#### PROVIDED DATA
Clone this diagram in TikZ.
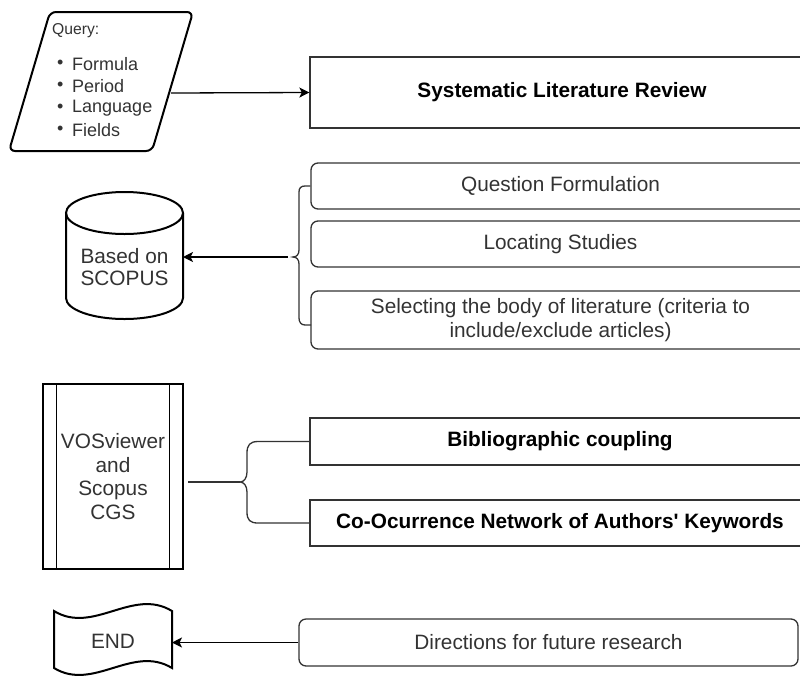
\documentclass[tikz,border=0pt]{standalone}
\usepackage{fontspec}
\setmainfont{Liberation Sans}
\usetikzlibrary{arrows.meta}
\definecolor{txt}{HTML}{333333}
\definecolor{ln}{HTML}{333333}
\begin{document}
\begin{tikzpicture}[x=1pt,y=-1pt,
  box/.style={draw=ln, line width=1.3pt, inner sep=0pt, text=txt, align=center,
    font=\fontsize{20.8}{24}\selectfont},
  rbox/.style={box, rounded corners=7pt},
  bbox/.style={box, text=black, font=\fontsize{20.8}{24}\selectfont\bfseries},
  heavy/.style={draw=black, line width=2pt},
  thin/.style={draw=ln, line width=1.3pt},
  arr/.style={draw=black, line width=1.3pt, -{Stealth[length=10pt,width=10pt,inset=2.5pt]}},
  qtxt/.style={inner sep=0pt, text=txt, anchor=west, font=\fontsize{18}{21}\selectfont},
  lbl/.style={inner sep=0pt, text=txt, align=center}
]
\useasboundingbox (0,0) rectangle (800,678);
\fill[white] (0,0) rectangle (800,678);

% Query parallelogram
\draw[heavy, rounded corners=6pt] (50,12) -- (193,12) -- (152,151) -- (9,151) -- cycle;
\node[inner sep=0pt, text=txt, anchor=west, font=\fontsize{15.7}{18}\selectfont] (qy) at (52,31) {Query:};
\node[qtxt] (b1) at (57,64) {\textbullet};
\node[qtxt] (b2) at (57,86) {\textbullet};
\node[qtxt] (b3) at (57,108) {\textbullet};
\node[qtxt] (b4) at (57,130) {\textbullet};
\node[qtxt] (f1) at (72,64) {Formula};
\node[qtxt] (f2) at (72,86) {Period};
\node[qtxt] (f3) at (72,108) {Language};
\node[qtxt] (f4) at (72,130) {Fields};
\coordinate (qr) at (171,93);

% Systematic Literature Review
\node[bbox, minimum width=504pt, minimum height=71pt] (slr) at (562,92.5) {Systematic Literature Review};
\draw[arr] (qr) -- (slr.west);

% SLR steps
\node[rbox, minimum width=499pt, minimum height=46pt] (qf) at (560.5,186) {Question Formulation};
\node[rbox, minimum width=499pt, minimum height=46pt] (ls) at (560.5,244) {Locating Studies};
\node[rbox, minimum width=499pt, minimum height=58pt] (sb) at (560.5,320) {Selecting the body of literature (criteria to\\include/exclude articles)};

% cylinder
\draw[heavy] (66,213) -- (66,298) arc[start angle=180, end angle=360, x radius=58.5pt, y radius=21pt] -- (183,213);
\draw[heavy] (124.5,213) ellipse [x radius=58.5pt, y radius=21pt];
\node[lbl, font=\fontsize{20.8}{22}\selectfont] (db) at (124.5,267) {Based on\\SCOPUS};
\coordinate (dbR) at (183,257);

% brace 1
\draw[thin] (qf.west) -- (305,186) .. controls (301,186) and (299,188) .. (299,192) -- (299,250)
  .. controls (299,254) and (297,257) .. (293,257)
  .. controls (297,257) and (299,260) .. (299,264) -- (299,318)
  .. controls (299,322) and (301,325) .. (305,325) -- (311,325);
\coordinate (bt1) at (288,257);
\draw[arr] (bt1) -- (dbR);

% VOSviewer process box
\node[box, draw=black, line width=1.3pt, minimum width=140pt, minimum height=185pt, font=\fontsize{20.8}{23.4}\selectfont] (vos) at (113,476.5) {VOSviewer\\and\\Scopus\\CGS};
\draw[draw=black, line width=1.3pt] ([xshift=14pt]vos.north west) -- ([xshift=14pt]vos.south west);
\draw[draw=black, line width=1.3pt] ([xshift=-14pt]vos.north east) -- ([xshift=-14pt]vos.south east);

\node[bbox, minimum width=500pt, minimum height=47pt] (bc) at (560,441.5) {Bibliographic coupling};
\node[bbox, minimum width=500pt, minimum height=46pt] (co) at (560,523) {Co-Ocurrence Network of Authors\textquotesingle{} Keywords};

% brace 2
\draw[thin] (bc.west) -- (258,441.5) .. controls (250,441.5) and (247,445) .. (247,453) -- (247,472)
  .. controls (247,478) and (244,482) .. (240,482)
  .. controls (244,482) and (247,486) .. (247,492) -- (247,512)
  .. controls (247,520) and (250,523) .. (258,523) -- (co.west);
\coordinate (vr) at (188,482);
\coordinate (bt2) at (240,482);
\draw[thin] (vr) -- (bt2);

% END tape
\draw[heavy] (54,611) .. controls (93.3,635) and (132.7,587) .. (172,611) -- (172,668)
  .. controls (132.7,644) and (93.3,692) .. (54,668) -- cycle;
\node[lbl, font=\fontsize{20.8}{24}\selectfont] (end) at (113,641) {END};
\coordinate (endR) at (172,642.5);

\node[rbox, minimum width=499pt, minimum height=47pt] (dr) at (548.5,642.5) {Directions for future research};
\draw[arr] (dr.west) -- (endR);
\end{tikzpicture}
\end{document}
########
WHAT YOU WILL DO: Only the lines from the start of the material through the line containing "(qr) -- (slr.west);" should be transcribed. Pictures stay out.

RESPONSE:
Clone this diagram in TikZ.
\documentclass[tikz,border=0pt]{standalone}
\usepackage{fontspec}
\setmainfont{Liberation Sans}
\usetikzlibrary{arrows.meta}
\definecolor{txt}{HTML}{333333}
\definecolor{ln}{HTML}{333333}
\begin{document}
\begin{tikzpicture}[x=1pt,y=-1pt,
  box/.style={draw=ln, line width=1.3pt, inner sep=0pt, text=txt, align=center,
    font=\fontsize{20.8}{24}\selectfont},
  rbox/.style={box, rounded corners=7pt},
  bbox/.style={box, text=black, font=\fontsize{20.8}{24}\selectfont\bfseries},
  heavy/.style={draw=black, line width=2pt},
  thin/.style={draw=ln, line width=1.3pt},
  arr/.style={draw=black, line width=1.3pt, -{Stealth[length=10pt,width=10pt,inset=2.5pt]}},
  qtxt/.style={inner sep=0pt, text=txt, anchor=west, font=\fontsize{18}{21}\selectfont},
  lbl/.style={inner sep=0pt, text=txt, align=center}
]
\useasboundingbox (0,0) rectangle (800,678);
\fill[white] (0,0) rectangle (800,678);

% Query parallelogram
\draw[heavy, rounded corners=6pt] (50,12) -- (193,12) -- (152,151) -- (9,151) -- cycle;
\node[inner sep=0pt, text=txt, anchor=west, font=\fontsize{15.7}{18}\selectfont] (qy) at (52,31) {Query:};
\node[qtxt] (b1) at (57,64) {\textbullet};
\node[qtxt] (b2) at (57,86) {\textbullet};
\node[qtxt] (b3) at (57,108) {\textbullet};
\node[qtxt] (b4) at (57,130) {\textbullet};
\node[qtxt] (f1) at (72,64) {Formula};
\node[qtxt] (f2) at (72,86) {Period};
\node[qtxt] (f3) at (72,108) {Language};
\node[qtxt] (f4) at (72,130) {Fields};
\coordinate (qr) at (171,93);

% Systematic Literature Review
\node[bbox, minimum width=504pt, minimum height=71pt] (slr) at (562,92.5) {Systematic Literature Review};
\draw[arr] (qr) -- (slr.west);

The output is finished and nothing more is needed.